I certainly don’t, and that changes not one bit my concerns about the poor quality of instruction, content, and resources (books being by far the major culprit, though as most people who follow my writing know, I’m happy to give Sal Khan and his imitators their fair share of blame: http://bit.ly/wHVqlI
Core Knowledge? As in Ed Hirsch? Please, I ate recently. Always wondered how a guy with a theory of literary criticism that was refuted by the New Critics long before Prof. Hirsch came along to try to tidy it up and resuscitate it could be taken seriously as a maven about what everyone’s nth grader needs to know. He’s made a small fortune pawning that junk off on the parts of the public always eager to find out what some ‘expert’ thinks every kid simply MUST be exposed to in order to get on the Ivy League fast-track. And, as several anonymous would-be critics of my last blog post want to remind me, Sal Khan gets enough hits to warrant the McDonald’s Award for mathematics education. Given annually to the person who succeeds most thoroughly in reducing mathematics to fast food, the prestigious McDonald’s Award (aka “The Kroc”) is meant to honor the memory of the man who said, “The definition of salesmanship is the gentle art of letting the customer have it your way.”
My point, of course, is that popularity and sales figures often are inversely proportional to actual value and quality. Few, if any, have ever gone broke underestimating the intelligence, taste, or acumen of the American public, whether the subject be entertainment, food, or learning mathematics.
mr bombastic
February 25, 2012 - 9:54 am -The Singapore texts are extremely well done at the elementary school level, and are in English, but have a tiny share of the market. I don’t think the root of the problem is on the supply side.
Scott
February 25, 2012 - 10:54 am -I feel part of the problem in the U.S. is the attitude of math as a set of magic spells. The general public freely admits “I was never any good at math,” while leaving the rest unsaid, “and I’m still successful.”
“Back to basics” scared everyone into thinking there was this host of information that needed to be memorized. The public thinks of math as something separate from other subjects.

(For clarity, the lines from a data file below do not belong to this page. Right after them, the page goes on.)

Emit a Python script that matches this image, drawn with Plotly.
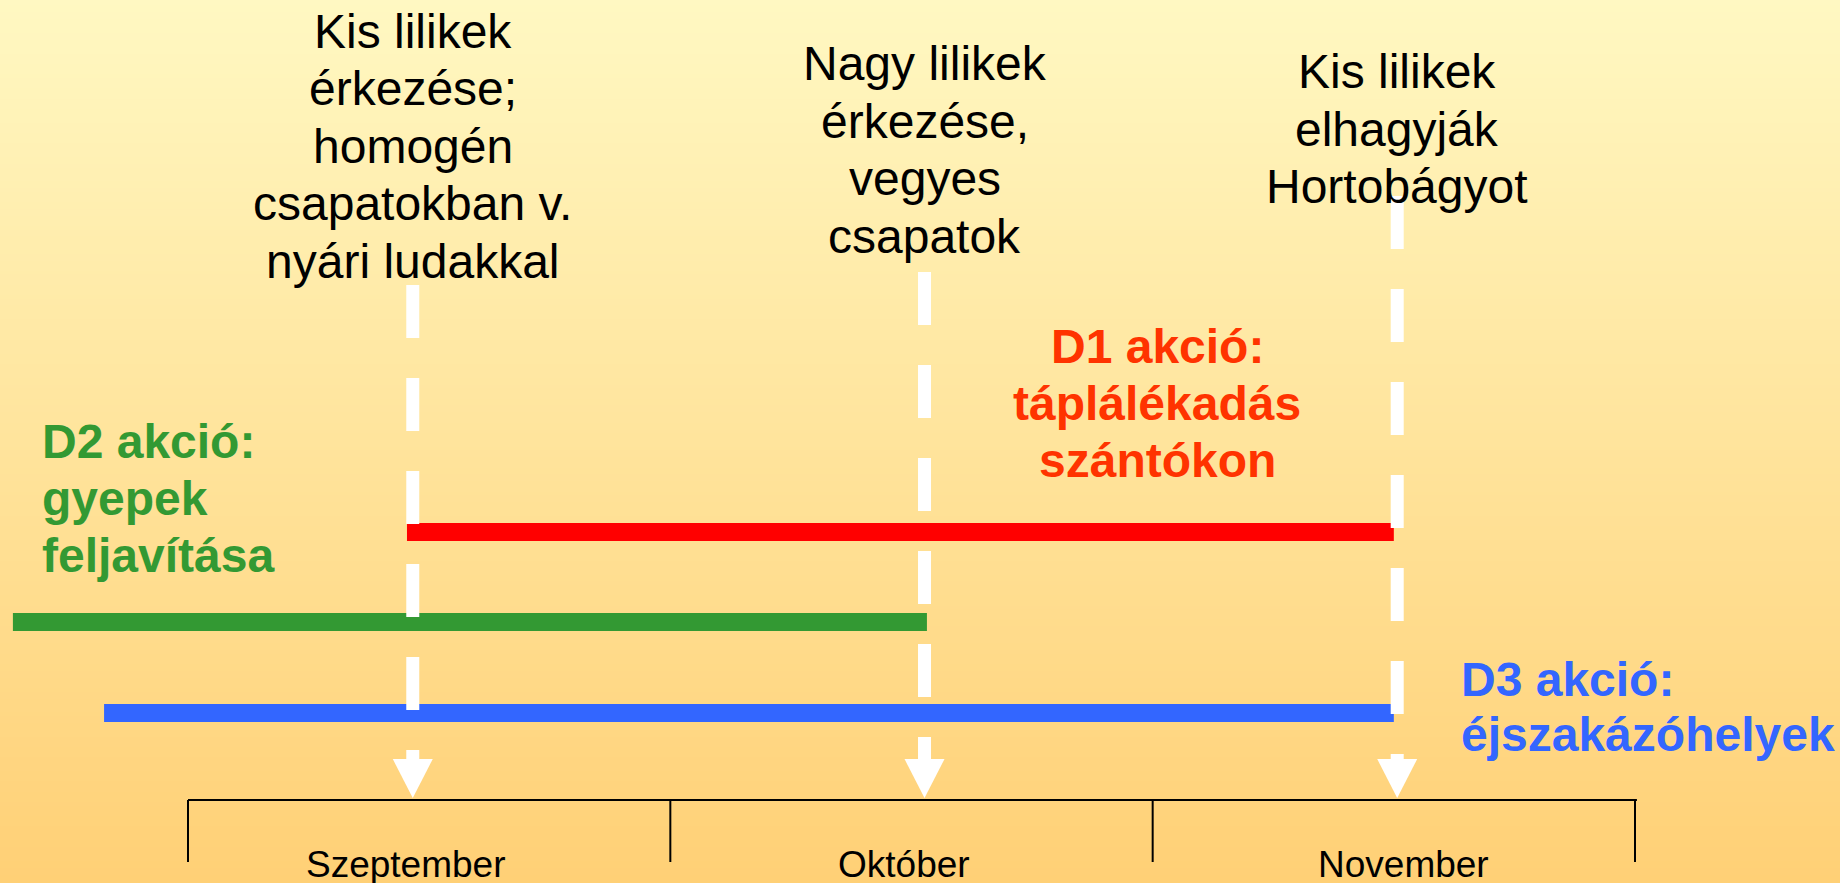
import base64
import struct
import zlib

import plotly.graph_objects as go

# ---------------- data ----------------
months = ["Szeptember", "Október", "November"]
month_edges = [0, 1, 2, 3]                      # month boundaries (Sep 1, Oct 1, Nov 1, Dec 1)

event_labels = [
    "Kis lilikek<br>érkezése;<br>homogén<br>csapatokban v.<br>nyári ludakkal",
    "Nagy lilikek<br>érkezése,<br>vegyes<br>csapatok",
    "Kis lilikek<br>elhagyják<br>Hortobágyot",
]
event_x = [0.466, 1.527, 2.507]                 # time of event, in months from Sep 1

action_labels = [
    "D1 akció:<br>táplálékadás<br>szántókon",
    "D2 akció:<br>gyepek<br>feljavítása",
    "D3 akció:<br>éjszakázóhelyek",
]
action_start = [0.454, -0.363, -0.174]
action_end = [2.500, 1.532, 2.500]

# ---------------- layout / style ----------------
W, H = 1840, 883
MONTH_PX = (1635 - 188) / 3.0
X0 = -188 / MONTH_PX
X1 = (W - 188) / MONTH_PX

FONT = "Liberation Sans, Arial, sans-serif"
action_colors = ["#FF0000", "#339933", "#3366FF"]
action_text_colors = ["#FF3300", "#339933", "#3366FF"]
action_rows = [532, 622, 713]
action_label_pos = [
    ((1157 - 188) / MONTH_PX, 403, "center"),
    ((40 - 188) / MONTH_PX, 498, "left"),
    ((1459 - 188) / MONTH_PX, 707, "left"),
]
action_line_gap = [57, 57, 55]

event_line_top = [285, 272, 196]
event_label_y = [146, 150, 129]
EVENT_LINE_GAP = 57.5
ARROW_TOP, ARROW_TIP = 759, 798
ARROW_HALF = 20 / MONTH_PX
TIMELINE_Y, TICK_BOTTOM = 800, 862
month_label_offset = [-0.048, -0.015, 0.021]


def gradient_png(h, top, bot):
    raw = b""
    for i in range(h):
        t = i / (h - 1)
        c = bytes(int(round(top[k] + (bot[k] - top[k]) * t)) for k in range(3))
        raw += b"\x00" + c

    def chunk(tag, data):
        return (struct.pack(">I", len(data)) + tag + data
                + struct.pack(">I", zlib.crc32(tag + data) & 0xffffffff))

    png = b"\x89PNG\r\n\x1a\n"
    png += chunk(b"IHDR", struct.pack(">IIBBBBB", 1, h, 8, 2, 0, 0, 0))
    png += chunk(b"IDAT", zlib.compress(raw))
    png += chunk(b"IEND", b"")
    return "data:image/png;base64," + base64.b64encode(png).decode()


fig = go.Figure()

# action bars
for s, e, y, c in zip(action_start, action_end, action_rows, action_colors):
    fig.add_trace(go.Scatter(x=[s, e], y=[y, y], mode="lines",
                             line=dict(color=c, width=18), hoverinfo="skip"))

# timeline
fig.add_trace(go.Scatter(x=[month_edges[0], month_edges[-1] + 0.004], y=[TIMELINE_Y, TIMELINE_Y],
                         mode="lines", line=dict(color="black", width=2), hoverinfo="skip"))
for m in month_edges:
    fig.add_trace(go.Scatter(x=[m, m], y=[TIMELINE_Y, TICK_BOTTOM], mode="lines",
                             line=dict(color="black", width=2), hoverinfo="skip"))

# dashed event lines with arrow heads
for x, top in zip(event_x, event_line_top):
    fig.add_trace(go.Scatter(x=[x, x], y=[top, ARROW_TOP], mode="lines",
                             line=dict(color="white", width=13, dash="53px,40px"), hoverinfo="skip"))
    fig.add_trace(go.Scatter(x=[x - ARROW_HALF, x + ARROW_HALF, x, x - ARROW_HALF],
                             y=[ARROW_TOP, ARROW_TOP, ARROW_TIP, ARROW_TOP],
                             mode="lines", fill="toself", fillcolor="white",
                             line=dict(color="white", width=0), hoverinfo="skip"))


def text_lines(txt, x, yc, gap, anchor, font):
    lines = txt.split("<br>")
    n = len(lines)
    out = []
    for i, ln in enumerate(lines):
        out.append(dict(x=x, y=yc + (i - (n - 1) / 2) * gap, xref="x", yref="y", text=ln,
                        showarrow=False, xanchor=anchor, yanchor="middle", align=anchor,
                        font=font))
    return out


annotations = []
for txt, x, y in zip(event_labels, event_x, event_label_y):
    annotations += text_lines(txt, x, y, EVENT_LINE_GAP, "center",
                              dict(family=FONT, size=48, color="black"))
for txt, (x, y, anc), c, gap in zip(action_labels, action_label_pos, action_text_colors, action_line_gap):
    bold = "<br>".join("<b>" + s + "</b>" for s in txt.split("<br>"))
    annotations += text_lines(bold, x, y, gap, anc, dict(family=FONT, size=48, color=c))
for i, name in enumerate(months):
    annotations.append(dict(x=i + 0.5 + month_label_offset[i], y=864, xref="x", yref="y", text=name,
                            showarrow=False, xanchor="center", yanchor="middle",
                            font=dict(family=FONT, size=37, color="black")))

fig.update_layout(
    width=W, height=H, autosize=False,
    margin=dict(l=0, r=0, t=0, b=0, pad=0),
    showlegend=False,
    paper_bgcolor="#FFF8C2",
    plot_bgcolor="rgba(0,0,0,0)",
    xaxis=dict(range=[X0, X1], visible=False, showgrid=False, zeroline=False, fixedrange=True),
    yaxis=dict(range=[H, 0], visible=False, showgrid=False, zeroline=False, fixedrange=True),
    annotations=annotations,
    images=[dict(source=gradient_png(256, (255, 248, 194), (255, 208, 118)),
                 xref="paper", yref="paper", x=0, y=1, sizex=1, sizey=1,
                 sizing="stretch", layer="below", xanchor="left", yanchor="top")],
)

fig.write_html(
    "out.html",
    config={"displayModeBar": False},
    post_script="document.body.style.margin='0';document.body.style.padding='0';"
                "document.body.style.overflow='hidden';"
                "document.documentElement.style.background='#FFD076';",
)
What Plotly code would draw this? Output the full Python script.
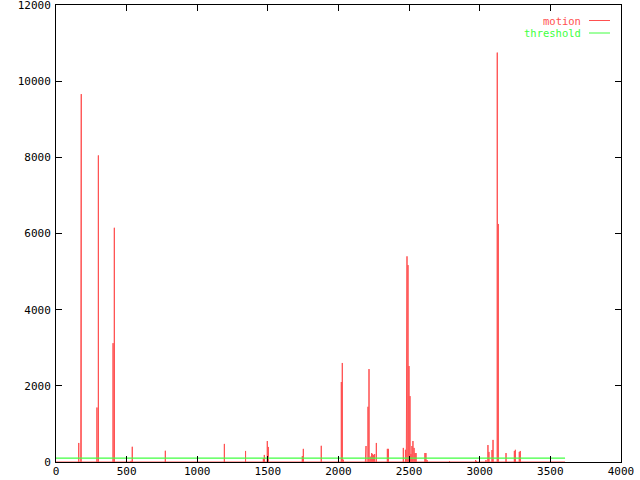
import plotly.graph_objects as go

# ---- data ----
frame_first = 0
frame_last = 3604
threshold_value = 100

frames = [161, 175, 179, 290, 300, 404, 413, 531, 540, 774, 1192, 1342, 1468, 1475,
          1496, 1503, 1744, 1751, 1878, 2020, 2027, 2034, 2190, 2195, 2209, 2216,
          2225, 2235, 2242, 2249, 2256, 2268, 2346, 2353, 2459, 2474, 2480, 2485,
          2492, 2499, 2506, 2513, 2520, 2527, 2535, 2542, 2549, 2612, 2619, 2627,
          2786, 2970, 2977, 3044, 3058, 3065, 3087, 3094, 3124, 3131, 3186, 3245,
          3252, 3280, 3287]
motion = [500, 375, 9660, 1430, 8050, 3120, 6150, 30, 400, 295, 475, 290, 100, 185,
          550, 395, 155, 345, 425, 2100, 2600, 60, 100, 420, 1450, 2440,
          140, 235, 210, 180, 210, 500, 345, 345, 370, 320, 1420, 5400,
          5170, 2520, 1730, 210, 420, 550, 370, 235, 235, 235, 235, 50,
          25, 50, 30, 50, 445, 265, 315, 580, 10750, 6250, 235, 290,
          320, 265, 290]

x_ticks = [0, 500, 1000, 1500, 2000, 2500, 3000, 3500, 4000]
y_ticks = [0, 2000, 4000, 6000, 8000, 10000, 12000]

RED = "#ff5050"
GREEN = "#40ff40"
FONT = "DejaVu Sans Mono"

# impulses drawn as one polyline along zero
ix, iy = [frame_first], [0]
for f, v in zip(frames, motion):
    ix += [f, f, f]
    iy += [0, v, 0]
ix.append(frame_last)
iy.append(0)

fig = go.Figure()
fig.add_trace(go.Scatter(x=ix, y=iy, mode="lines", name="motion",
                         line=dict(color=RED, width=1), showlegend=False,
                         hoverinfo="skip"))
fig.add_trace(go.Scatter(x=[frame_first, frame_last],
                         y=[threshold_value, threshold_value], mode="lines",
                         name="threshold", line=dict(color=GREEN, width=1.3),
                         showlegend=False))

axis_common = dict(showline=True, linecolor="black", linewidth=1, mirror="ticks",
                   ticks="inside", ticklen=6, tickcolor="black", showgrid=False,
                   zeroline=False, automargin=False, ticklabeloverflow="allow",
                   tickfont=dict(family=FONT, size=11, color="black"))
fig.update_xaxes(range=[0, 4000], tickvals=x_ticks,
                 ticktext=[str(t) for t in x_ticks], ticklabelstandoff=-1,
                 **axis_common)
fig.update_yaxes(range=[0, 12000], tickvals=y_ticks,
                 ticktext=[str(t) for t in y_ticks], ticklabelstandoff=2,
                 **axis_common)

# gnuplot-style legend: text then sample line
legend_items = [("motion", RED), ("threshold", GREEN)]
for i, (name, col) in enumerate(legend_items):
    ypix = 20.5 + i * 12.5
    yp = 1 - (ypix - 5) / 457
    fig.add_annotation(xref="paper", yref="paper", x=(582 - 56) / 565, y=yp,
                       text=name, showarrow=False, xanchor="right", yanchor="middle",
                       height=10, borderpad=0,
                       font=dict(family=FONT, size=10.5, color=col))
    fig.add_shape(type="line", xref="paper", yref="paper",
                  x0=(589 - 56) / 565, x1=(610 - 56) / 565, y0=yp, y1=yp,
                  line=dict(color=col, width=1))

fig.update_layout(width=640, height=480, margin=dict(l=56, r=19, t=5, b=18),
                  plot_bgcolor="white", paper_bgcolor="white", showlegend=False)

fig.write_html("out.html", config={"displayModeBar": False},
               post_script="document.body.style.margin='0';")
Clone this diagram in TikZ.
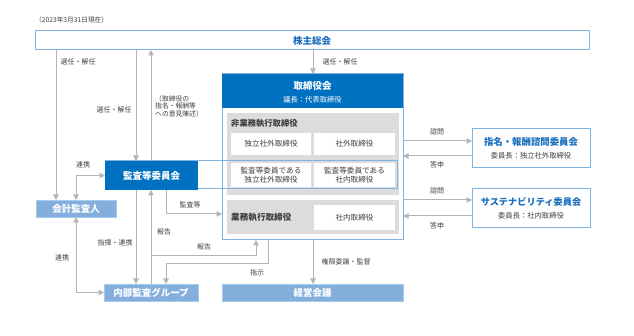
\documentclass[tikz,border=0pt]{standalone}
\usepackage{fontspec}
\setmainfont{Noto Sans CJK JP}
\usetikzlibrary{arrows.meta}
\definecolor{dblue}{HTML}{0071C1}
\definecolor{lblue}{HTML}{7FB3E3}
\definecolor{fblue}{HTML}{84AFDD}
\definecolor{tblue}{HTML}{1A6FBF}
\definecolor{gbox}{HTML}{DCDCDC}
\definecolor{gline}{HTML}{B4B4B4}
\definecolor{txt}{HTML}{404040}
\tikzset{
  bx/.style={anchor=north west, inner sep=0pt, outer sep=0pt},
  outl/.style={bx, draw=lblue, line width=1pt, fill=white},
  darkbx/.style={bx, fill=dblue, text=white, font=\bfseries\fontsize{9.5}{11}\selectfont},
  lightbx/.style={bx, fill=fblue, draw=lblue!70, line width=0.5pt, text=white, font=\bfseries\fontsize{9.5}{11}\selectfont},
  cell/.style={bx, fill=white, text=txt, align=center, font=\fontsize{7.6}{9}\selectfont},
  lbl/.style={text=txt, font=\fontsize{7}{8.5}\selectfont, inner sep=0pt},
  arr/.style={draw=gline, line width=1pt, -{Triangle[length=5.5pt,width=5.5pt]}},
  arrb/.style={draw=gline, line width=1pt, {Triangle[length=5.5pt,width=5.5pt]}-{Triangle[length=5.5pt,width=5.5pt]}},
}
\begin{document}
\begin{tikzpicture}[x=1pt,y=-1pt]
\useasboundingbox (0,0) rectangle (634,336);
% x/y helper coordinates
\coordinate (x56) at (56,0);
\coordinate (x76) at (76,0);
\coordinate (x136) at (136,0);
\coordinate (x151) at (151,0);
\coordinate (x166) at (166,0);
\coordinate (x256) at (256,0);
\coordinate (x268) at (268,0);
\coordinate (x313) at (313,0);
\coordinate (y141) at (0,141);
\coordinate (y156) at (0,156);
\coordinate (y200) at (0,200);
\coordinate (y216) at (0,216);
\coordinate (y214) at (0,214);
\coordinate (y256) at (0,256);
\coordinate (y264) at (0,264);

\node[lbl, anchor=west, font=\fontsize{6.7}{8}\selectfont] (date) at (35,20) {（2023年3月31日現在）};

% 株主総会
\node[outl, minimum width=554pt, minimum height=19pt, text=tblue, font=\bfseries\fontsize{9.5}{11}\selectfont] (kabu) at (35,31) {株主総会};

% 取締役会
\node[outl, minimum width=181pt, minimum height=166pt] (tori) at (222,74) {};
\node[bx, fill=dblue, minimum width=181pt, minimum height=34pt] (torihead) at (222,74) {};
\node[text=white, font=\bfseries\fontsize{9.5}{11}\selectfont, inner sep=0pt] (toriT) at (312.5,86) {取締役会};
\node[text=white, font=\fontsize{7.3}{9}\selectfont, inner sep=0pt] (toriS) at (312.5,99.5) {議長：代表取締役};

\node[bx, fill=gbox, minimum width=172pt, minimum height=82pt] (hig) at (227,113) {};
\node[anchor=west, text=txt, font=\bfseries\fontsize{8.3}{9}\selectfont, inner sep=0pt] (higT) at (231,123) {非業務執行取締役};
\node[cell, minimum width=80pt, minimum height=22pt] (c1) at (231,133) {独立社外取締役};
\node[cell, minimum width=81pt, minimum height=22pt] (c2) at (314,133) {社外取締役};
\node[cell, minimum width=80pt, minimum height=24pt] (c3) at (231,163) {監査等委員である\\独立社外取締役};
\node[cell, minimum width=81pt, minimum height=24pt] (c4) at (314,163) {監査等委員である\\社内取締役};

\node[bx, fill=gbox, minimum width=172pt, minimum height=34pt] (gyg) at (227,200) {};
\node[anchor=west, text=txt, font=\bfseries\fontsize{8.6}{9}\selectfont, inner sep=0pt] (gygT) at (231,217) {業務執行取締役};
\node[cell, minimum width=81pt, minimum height=25pt] (c5) at (314,205) {社内取締役};

% 監査等委員会
\node[bx, draw=lblue, line width=1pt, minimum width=292pt, minimum height=28pt] (kansaout) at (105,161) {};
\node[darkbx, minimum width=93pt, minimum height=29pt] (kansa) at (105,161) {監査等委員会};

% committees
\node[outl, minimum width=118pt, minimum height=39pt] (shimei) at (472,129) {};
\node[text=tblue, font=\bfseries\fontsize{9.4}{11}\selectfont, inner sep=0pt] (shimeiT) at (531,142) {指名・報酬諮問委員会};
\node[text=txt, font=\fontsize{7.3}{9}\selectfont, inner sep=0pt] (shimeiS) at (531,156) {委員長：独立社外取締役};
\node[outl, minimum width=118pt, minimum height=39pt] (sus) at (472,189) {};
\node[text=tblue, font=\bfseries\fontsize{9.2}{11}\selectfont, inner sep=0pt] (susT) at (531,202) {サステナビリティ委員会};
\node[text=txt, font=\fontsize{7.3}{9}\selectfont, inner sep=0pt] (susS) at (531,216) {委員長：社内取締役};

% light boxes
\node[lightbx, minimum width=80pt, minimum height=17pt] (kaikei) at (36,200) {会計監査人};
\node[lightbx, minimum width=94pt, minimum height=17pt] (naibu) at (104,284) {内部監査グループ};
\node[lightbx, minimum width=181pt, minimum height=17pt] (keiei) at (222,284) {経営会議};

% connectors
\draw[arr] (kabu.south -| x56) -- (kaikei.north -| x56);
\node[lbl] (l1) at (78,62) {選任・解任};
\draw[arr] (kabu.south -| x136) -- (kansa.north -| x136);
\node[lbl] (l2) at (114,110) {選任・解任};
\draw[arr] (kansa.north -| x151) -- (kabu.south -| x151);
\node[lbl, anchor=north west, align=left, font=\fontsize{6.8}{7.8}\selectfont] (l3) at (155,95) {（取締役の\\指名・報酬等\\への意見陳述）};
\draw[arr] (kabu.south -| x313) -- (tori.north -| x313);
\node[lbl] (l4) at (340,62) {選任・解任};

\draw[arrb] (kaikei.north -| x76) |- (kansa.west);
\node[lbl] (l5) at (83,165) {連携};

\draw[arr] (kansa.south -| x166) |- (tori.west |- y214);
\node[lbl] (l6) at (190,205) {監査等};

\draw[arr] (kansa.south -| x136) -- (naibu.north -| x136);
\node[lbl] (l7) at (115,243) {指揮・連携};
\draw[arr] (naibu.north -| x151) -- (kansa.south -| x151);
\node[lbl] (l8) at (164,232) {報告};
\draw[arr] (x151 |- y256) -| (tori.south -| x256);
\node[lbl] (l9) at (204,247) {報告};
\draw[arr] (tori.south -| x268) -- (x268 |- y264) -| (naibu.north -| x166);
\node[lbl] (l10) at (257,273) {指示};
\draw[arr] (tori.south -| x313) -- (keiei.north -| x313);
\node[lbl] (l11) at (346,262) {権限委譲・監督};

\draw[arrb] (kaikei.south -| x76) |- (naibu.west);
\node[lbl] (l12) at (62,258) {連携};

\draw[arr] (tori.east |- y141) -- (shimei.west |- y141);
\draw[arr] (shimei.west |- y156) -- (tori.east |- y156);
\node[lbl] (l13) at (437,132) {諮問};
\node[lbl] (l14) at (437,165) {答申};
\draw[arr] (tori.east |- y200) -- (sus.west |- y200);
\draw[arr] (sus.west |- y216) -- (tori.east |- y216);
\node[lbl] (l15) at (437,191) {諮問};
\node[lbl] (l16) at (437,226) {答申};
\end{tikzpicture}
\end{document}
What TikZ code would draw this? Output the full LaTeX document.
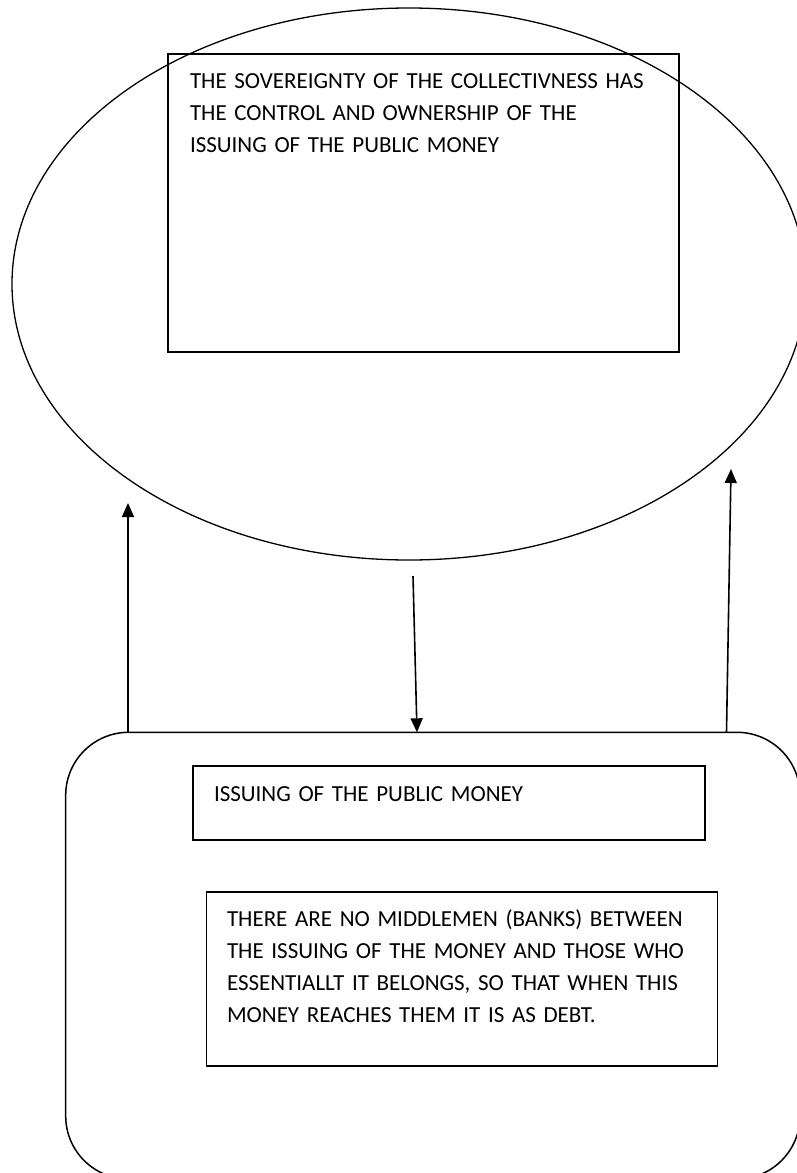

I’m glad the Common Core standards include standards for mathematical practice. Those are the key standards to hit. Everything else is secondary. It will be interesting to see how textbook authors attempt to incorporate such non-specific threads.
Fawn Nguyen
February 25, 2012 - 9:44 pm -So true, Scott. While people would not admit so freely about their inability to read or write, they feel it’s fashionable to admit their shortcomings in math. Ability grouping in math is a whole another debate especially at the middle school level. No one seems to mind that we have ability grouping in sports.
I like the 8 practices in the CC. Already I found a new Glencoe Algebra 1 book supposedly written with the CC standards in my mailbox — money talks. I’m perusing the new Oxford IB Mathematics textbooks, and these look much better!
Mr. K
February 25, 2012 - 9:51 pm -> glad the Common Core standards include standards
I’m afraid the common core standards will eventually be defined by how students are evaluated on them. What the standards say are irrelevant – it’s how students do on the supposedly correlated tests that drives how instruction is done these days.
Jeanette Stein
February 26, 2012 - 6:03 pm -I have been able to look at the differences between the textbooks that our district bought and the CCSS textbooks by the same publisher. The only difference, other than Common Core stamped all over the cover, is that every time it used to say application it now says Common Core. They did not even fix some of the typos that were there from five years ago…
Chris Sears
March 3, 2012 - 6:36 pm -You see that in the computer homework systems as well. This fall I got the feeling that the tech people were building the systems as the students were working in them.
Michael Paul Goldenberg
March 4, 2012 - 4:17 pm -I went to the post that inspired this blog entry only to discover that the network that hosts it, Diigo, isn’t accepting new members at the moment. Hence, I am unable to respond to a libelous comment about the CPM high school math books. Does anyone know if this is a very temporary situation or more long-term? If the latter, does anyone have direct contact info for Annie Keeghan? I’m very bothered that she let’s the comment go without question.